From the listing below, restate word for word the lines from the line containing "What React, TypeScript" down through the line containing "import * as". Exclude pictures.
===== RECORDS SUPPLIED =====
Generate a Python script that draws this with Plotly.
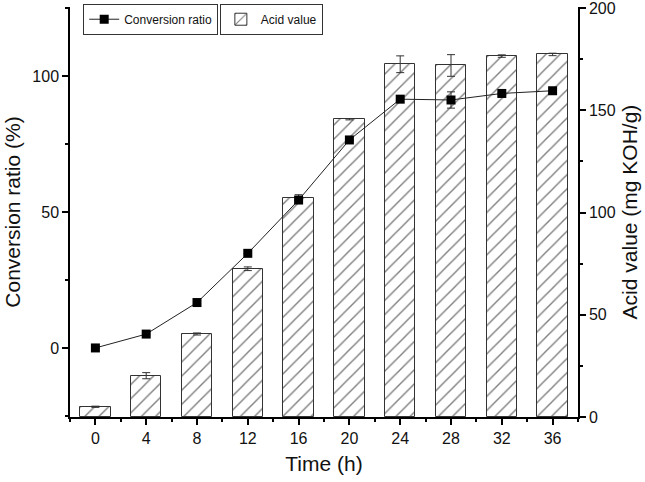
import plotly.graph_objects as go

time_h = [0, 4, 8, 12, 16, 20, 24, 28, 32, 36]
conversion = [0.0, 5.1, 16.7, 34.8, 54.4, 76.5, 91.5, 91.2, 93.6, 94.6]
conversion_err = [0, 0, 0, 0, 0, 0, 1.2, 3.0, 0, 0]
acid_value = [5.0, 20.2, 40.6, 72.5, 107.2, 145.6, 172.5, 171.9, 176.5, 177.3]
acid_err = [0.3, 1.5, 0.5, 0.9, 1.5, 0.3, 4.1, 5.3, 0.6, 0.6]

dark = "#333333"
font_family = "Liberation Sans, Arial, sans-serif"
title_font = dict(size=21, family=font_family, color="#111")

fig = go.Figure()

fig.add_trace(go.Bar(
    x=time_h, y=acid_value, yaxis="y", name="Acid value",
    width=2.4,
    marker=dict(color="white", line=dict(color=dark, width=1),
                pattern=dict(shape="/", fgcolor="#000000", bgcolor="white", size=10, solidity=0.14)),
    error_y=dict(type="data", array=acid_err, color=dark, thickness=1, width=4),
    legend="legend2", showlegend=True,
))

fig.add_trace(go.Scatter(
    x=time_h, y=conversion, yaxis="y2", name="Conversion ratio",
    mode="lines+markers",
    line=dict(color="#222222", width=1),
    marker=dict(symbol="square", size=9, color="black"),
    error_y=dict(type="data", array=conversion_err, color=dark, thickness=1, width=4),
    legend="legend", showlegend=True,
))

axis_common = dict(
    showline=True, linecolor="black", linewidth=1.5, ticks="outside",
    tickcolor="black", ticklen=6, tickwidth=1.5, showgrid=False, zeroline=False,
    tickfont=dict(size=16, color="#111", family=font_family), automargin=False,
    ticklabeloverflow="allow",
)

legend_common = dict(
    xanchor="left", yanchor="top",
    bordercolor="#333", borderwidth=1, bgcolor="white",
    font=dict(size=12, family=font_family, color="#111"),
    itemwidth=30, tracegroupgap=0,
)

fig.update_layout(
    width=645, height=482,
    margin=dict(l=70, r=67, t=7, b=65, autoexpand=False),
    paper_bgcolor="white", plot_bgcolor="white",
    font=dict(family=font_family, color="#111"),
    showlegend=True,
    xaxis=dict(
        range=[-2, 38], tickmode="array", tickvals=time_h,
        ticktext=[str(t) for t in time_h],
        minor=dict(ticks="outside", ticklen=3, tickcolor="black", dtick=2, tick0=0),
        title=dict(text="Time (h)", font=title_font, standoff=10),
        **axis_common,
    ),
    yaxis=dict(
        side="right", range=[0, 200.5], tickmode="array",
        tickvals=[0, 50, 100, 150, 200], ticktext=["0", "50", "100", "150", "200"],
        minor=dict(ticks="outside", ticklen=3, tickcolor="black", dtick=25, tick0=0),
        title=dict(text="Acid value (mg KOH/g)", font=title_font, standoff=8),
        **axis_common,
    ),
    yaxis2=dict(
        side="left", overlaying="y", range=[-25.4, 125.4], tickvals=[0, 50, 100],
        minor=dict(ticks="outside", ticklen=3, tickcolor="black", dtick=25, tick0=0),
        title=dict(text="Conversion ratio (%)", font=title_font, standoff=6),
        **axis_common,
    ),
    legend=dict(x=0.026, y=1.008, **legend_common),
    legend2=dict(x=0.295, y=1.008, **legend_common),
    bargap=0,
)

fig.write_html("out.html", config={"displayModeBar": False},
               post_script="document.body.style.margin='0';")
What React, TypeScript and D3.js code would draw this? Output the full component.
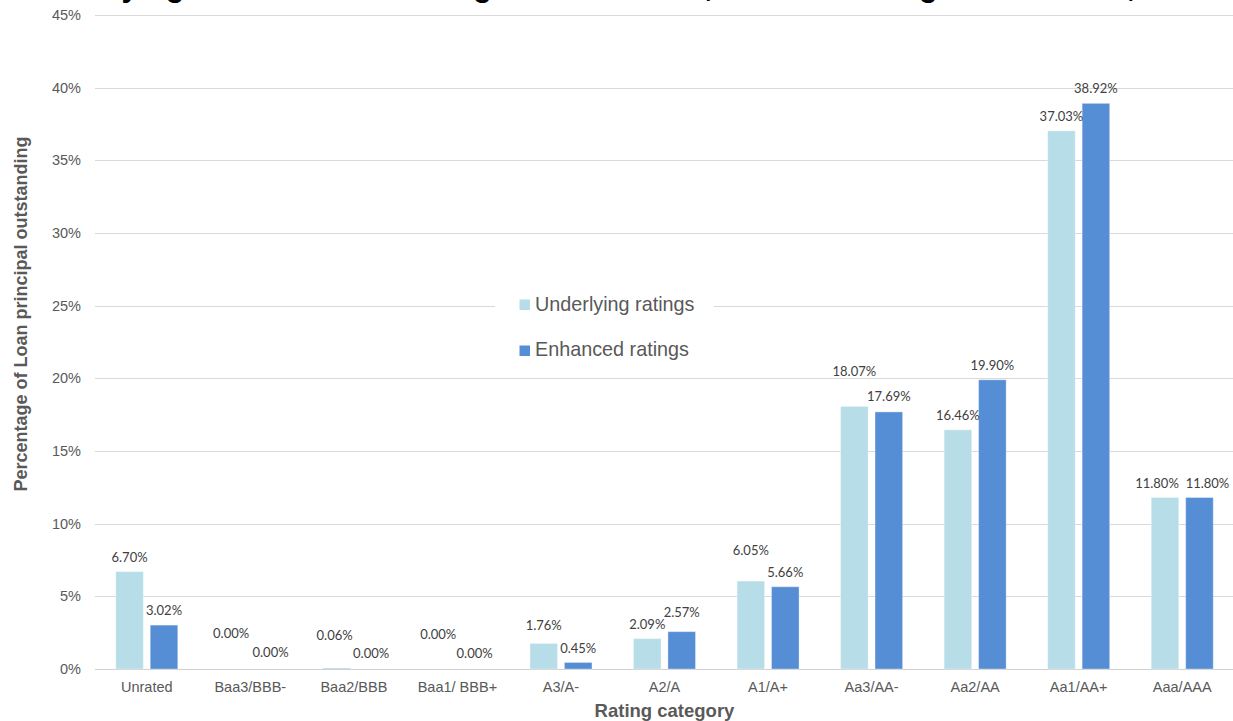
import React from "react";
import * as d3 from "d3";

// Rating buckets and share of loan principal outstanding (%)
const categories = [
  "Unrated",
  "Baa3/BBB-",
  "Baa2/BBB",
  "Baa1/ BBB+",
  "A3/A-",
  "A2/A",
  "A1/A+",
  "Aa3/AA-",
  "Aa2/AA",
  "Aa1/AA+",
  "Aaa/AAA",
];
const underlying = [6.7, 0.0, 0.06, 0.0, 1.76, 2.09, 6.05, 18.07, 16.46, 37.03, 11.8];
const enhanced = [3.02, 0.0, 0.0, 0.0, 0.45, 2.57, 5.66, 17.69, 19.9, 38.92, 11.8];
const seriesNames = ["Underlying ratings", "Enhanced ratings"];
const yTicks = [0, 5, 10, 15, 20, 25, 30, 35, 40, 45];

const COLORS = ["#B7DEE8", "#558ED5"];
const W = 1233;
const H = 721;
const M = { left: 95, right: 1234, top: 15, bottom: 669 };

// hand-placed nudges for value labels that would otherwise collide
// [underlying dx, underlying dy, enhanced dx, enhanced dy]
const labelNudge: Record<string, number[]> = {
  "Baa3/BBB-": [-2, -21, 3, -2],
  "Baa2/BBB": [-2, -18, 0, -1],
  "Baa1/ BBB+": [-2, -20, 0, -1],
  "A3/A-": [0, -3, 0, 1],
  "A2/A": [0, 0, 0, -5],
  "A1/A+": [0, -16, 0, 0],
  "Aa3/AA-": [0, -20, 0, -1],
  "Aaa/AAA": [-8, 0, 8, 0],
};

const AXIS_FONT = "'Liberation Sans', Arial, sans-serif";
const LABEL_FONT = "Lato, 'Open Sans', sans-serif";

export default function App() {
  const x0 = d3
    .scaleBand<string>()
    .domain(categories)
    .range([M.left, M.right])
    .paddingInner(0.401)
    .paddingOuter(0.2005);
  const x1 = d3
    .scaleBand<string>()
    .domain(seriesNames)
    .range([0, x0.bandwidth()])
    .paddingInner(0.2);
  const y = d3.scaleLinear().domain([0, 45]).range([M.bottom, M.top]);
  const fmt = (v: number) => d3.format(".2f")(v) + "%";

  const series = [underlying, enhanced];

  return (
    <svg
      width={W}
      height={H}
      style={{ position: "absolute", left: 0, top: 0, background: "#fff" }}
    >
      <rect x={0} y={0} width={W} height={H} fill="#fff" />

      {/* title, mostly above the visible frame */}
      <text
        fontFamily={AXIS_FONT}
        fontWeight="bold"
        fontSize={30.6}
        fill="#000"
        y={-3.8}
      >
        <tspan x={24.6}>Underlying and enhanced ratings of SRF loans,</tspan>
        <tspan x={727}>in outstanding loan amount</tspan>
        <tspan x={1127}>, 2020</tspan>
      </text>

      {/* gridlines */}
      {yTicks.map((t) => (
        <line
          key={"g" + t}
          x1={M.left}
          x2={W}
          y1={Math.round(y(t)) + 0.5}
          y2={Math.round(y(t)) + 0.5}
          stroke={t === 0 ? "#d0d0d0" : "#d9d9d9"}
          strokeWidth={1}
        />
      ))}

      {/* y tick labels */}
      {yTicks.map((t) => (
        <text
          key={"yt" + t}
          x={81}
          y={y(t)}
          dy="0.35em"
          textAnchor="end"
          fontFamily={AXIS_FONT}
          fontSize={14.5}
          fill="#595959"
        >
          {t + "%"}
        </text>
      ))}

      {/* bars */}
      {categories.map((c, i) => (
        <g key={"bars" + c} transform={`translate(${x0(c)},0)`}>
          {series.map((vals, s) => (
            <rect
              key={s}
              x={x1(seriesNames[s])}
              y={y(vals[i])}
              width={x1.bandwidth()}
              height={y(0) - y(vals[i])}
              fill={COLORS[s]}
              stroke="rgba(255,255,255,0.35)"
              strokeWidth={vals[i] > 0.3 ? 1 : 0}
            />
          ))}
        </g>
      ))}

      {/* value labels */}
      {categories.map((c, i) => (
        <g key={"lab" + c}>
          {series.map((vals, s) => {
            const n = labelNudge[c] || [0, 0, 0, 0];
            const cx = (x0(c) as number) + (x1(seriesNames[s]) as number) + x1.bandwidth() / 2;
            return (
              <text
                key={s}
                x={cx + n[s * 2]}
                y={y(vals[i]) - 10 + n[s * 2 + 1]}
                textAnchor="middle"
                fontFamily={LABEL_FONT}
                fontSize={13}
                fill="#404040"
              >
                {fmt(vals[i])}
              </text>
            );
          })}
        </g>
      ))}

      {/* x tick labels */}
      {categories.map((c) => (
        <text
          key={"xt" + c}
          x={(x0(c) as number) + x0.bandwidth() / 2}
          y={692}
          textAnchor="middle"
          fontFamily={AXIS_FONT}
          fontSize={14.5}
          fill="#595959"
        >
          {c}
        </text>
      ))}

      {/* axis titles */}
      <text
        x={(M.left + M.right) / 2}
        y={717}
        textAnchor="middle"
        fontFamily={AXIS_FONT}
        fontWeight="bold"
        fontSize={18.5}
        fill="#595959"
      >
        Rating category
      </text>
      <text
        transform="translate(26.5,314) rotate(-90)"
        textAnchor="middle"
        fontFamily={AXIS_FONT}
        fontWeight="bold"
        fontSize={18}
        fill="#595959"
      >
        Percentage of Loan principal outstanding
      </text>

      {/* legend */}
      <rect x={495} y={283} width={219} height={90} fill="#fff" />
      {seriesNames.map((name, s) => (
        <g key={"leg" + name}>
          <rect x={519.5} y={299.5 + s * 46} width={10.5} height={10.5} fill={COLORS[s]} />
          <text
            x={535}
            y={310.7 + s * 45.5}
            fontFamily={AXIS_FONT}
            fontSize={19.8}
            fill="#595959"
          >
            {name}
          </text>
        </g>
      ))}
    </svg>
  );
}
=====
§ FINISHED EXERCISE
What React, TypeScript and D3.js code would draw this? Output the full component.
import React from "react";
import * as d3 from "d3";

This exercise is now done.